Do you use a smartphone or tablet app for asthma?


Researchers from Imperial College London are carrying out research into how and why people like you use an app for their asthma. The research aims to help doctors advise people with asthma about which apps to choose as well as help improve the design of apps for asthma.

The study is open to adults based in the UK. If you'd like to find out more, please visit:

It doesn't matter if you've been using an app for a while, or if you've just started using one. If you know someone who does use an app, please pass this on.



6 Replies

  • No, sorry, I don't. I only use apps on my iPad when they're necessary for websites like Netflix. Other than that I'm old fashioned and prefer paper.


  • Why is there one out there that will cure it? If so I would use it. Not really sure what you mean by an app for asthma.

    I have a few bain cells missing now, died of oxygen starvation.

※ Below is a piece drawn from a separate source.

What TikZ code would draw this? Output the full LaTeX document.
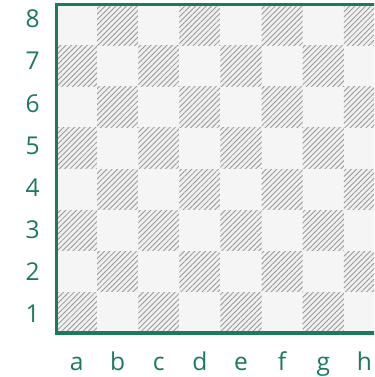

  • Sorry I only know what is written abaove - have you tried the link?

  • Teenagers might know, is there an asthma forum for that age group? But they might not find it cool so I don't know.

    I also wonder what it would do. Maybe the pollen forecast? I don't think I'd want an app for any illness, condition or whatever.

  • A quick search reveals quite a few Asthma apps out there. They seem to keep people on time taking the meds and things like that. I didn't dig too deep as I don't have asthma but a sufferer might find them useful.


  • Hi,

    My name's Kit and I'm the researcher from Imperial leading this project. If you have any questions about the project I'm very happy to answer them.

    Thanks to everyone who's commented.

    @alwayssmiling - by an 'app' we mean software you can put on your mobile phone to add functions, for example a diary to store your peak flow readings.

    @koala - it's a good suggestion about teenagers. There are quite a few apps out there, including pollen forecasts (mostly US-based), but also diaries, a place to keep your asthma action plan, and trackers for figuring out when your inhaler is running low.

    If you know anyone who you think might be using an app for their asthma then we'd be very grateful if you let them know about the study.